State inspectors who investigated the elections operation in Toledo discovered "areas of grave concern." With less than a month to go before the election, Bernadette Noe and her board had yet to process 20,000 voter registration cards. Board officials arbitrarily decided that mail-in cards (mostly from the Republican suburbs) would be processed first, while registrations dropped off at the board's office (the fruit of intensive Democratic registration drives in the city) would be processed last. When a grass-roots group called Project Vote delivered a batch of nearly 10,000 cards just before the October 4th deadline, an elections official casually remarked, "We may not get to them." The same official then instructed employees to date-stamp an entire box containing thousands of forms, rather than marking each individual card, as required by law. When the box was opened, officials had no way of confirming that the forms were filed prior to the deadline -- an error, state inspectors concluded, that could have disenfranchised "several thousand" voters from Democratic strongholds.

The most troubling incident uncovered by the investigation was Noe's decision to allow Republican partisans behind the counter in the board of elections office to make photocopies of postcards sent to confirm voter registrations -- records that could have been used in the GOP's caging efforts. On their second day in the office, the operatives were caught by an elections official tampering with the documents. Investigators slammed the elections board for "a series of egregious blunders" that caused "the destruction, mutilation and damage of public records."

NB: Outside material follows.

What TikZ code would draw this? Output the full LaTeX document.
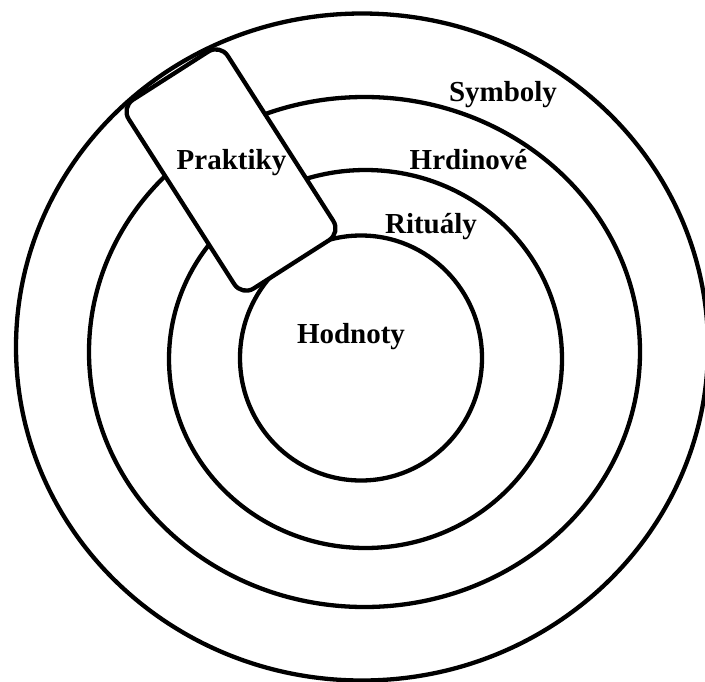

On Election Day, Noe sent a team of Republican volunteers to the county warehouse where blank ballots were kept out in the open, "with no security measures in place." The state's assistant director of elections, who just happened to be observing the ballot distribution, demanded they leave. The GOP operatives refused and ultimately had to be turned away by police.

In April 2005, Noe and the entire Board of Elections were forced to resign. But once again, the damage was done. At a "Victory 2004" rally held in Toledo four days before the election, President Bush himself singled out a pair of "grass-roots" activists for special praise: "I want to thank my friends Bernadette Noe and Tom Noe for their leadership in Lucas County."

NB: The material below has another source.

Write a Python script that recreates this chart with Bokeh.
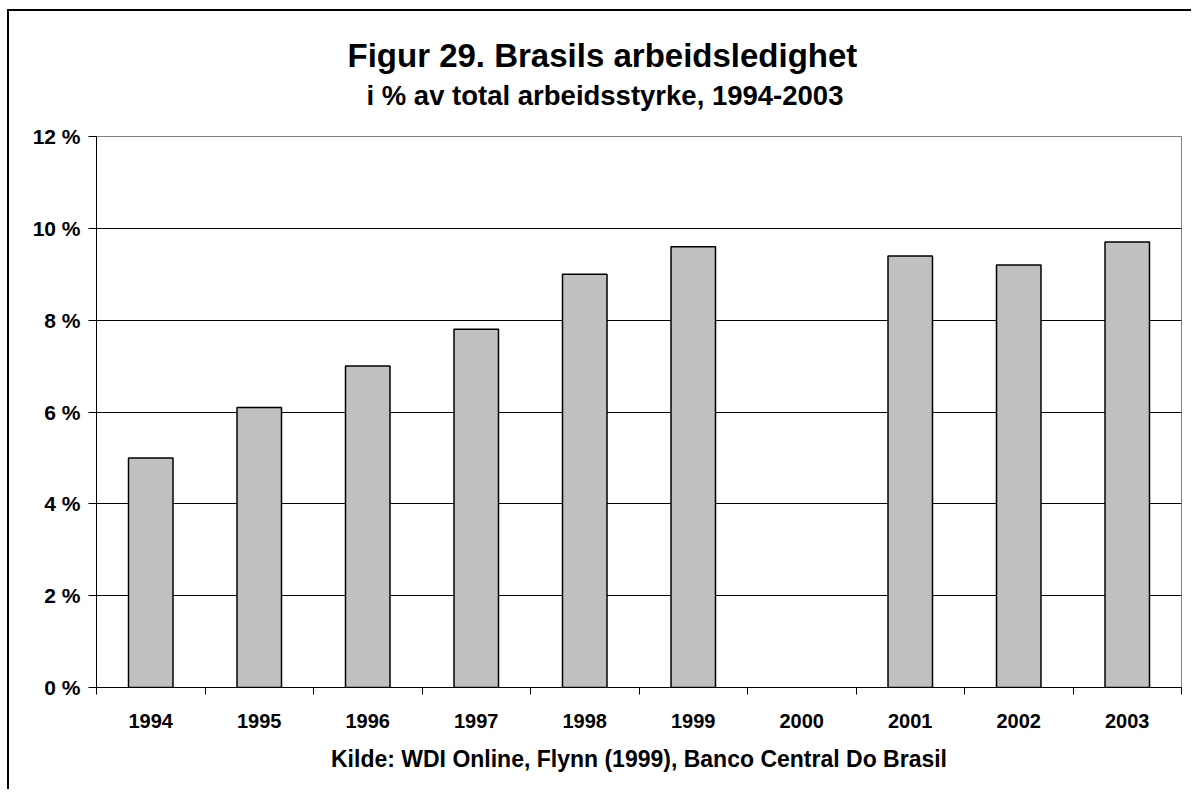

By midmorning, when it became clear that voters were dropping out of line rather than braving the wait, precincts appealed for the right to distribute paper ballots to speed the process. Blackwell denied the request, saying it was an invitation to fraud. A lawsuit ensued, and the handwritten affidavits submitted by voters and election officials offer a heart-rending snapshot of an electoral catastrophe in the offing:

From Columbus Precinct 44D:
"There are three voting machines at this precinct. I have been informed that in prior elections there were normally four voting machines. At 1:45 p.m. there are approximately eighty-five voters in line. At this time, the line to vote is approximately three hours long. This precinct is largely African-American. I have personally witnessed voters leaving the polling place without voting due to the length of the line."

From Precinct 40:
"I am serving as a presiding judge, a position I have held for some 15+ years in precinct 40. In all my years of service, the lines are by far the longest I have seen, with some waiting as long as four to five hours. I expect the situation to only worsen as the early evening heavy turnout approaches. I have requested additional machines since 6:40 a.m. and no assistance has been offered."

Precinct 65H:
"I observed a broken voting machine that was not in use for approximately two hours. The precinct judge was very diligent but could not get through to the BOE."

Precinct 18A:
"At 4 p.m. the average wait time is about 4.5 hours and continuing to increase?. Voters are continuing to leave without voting."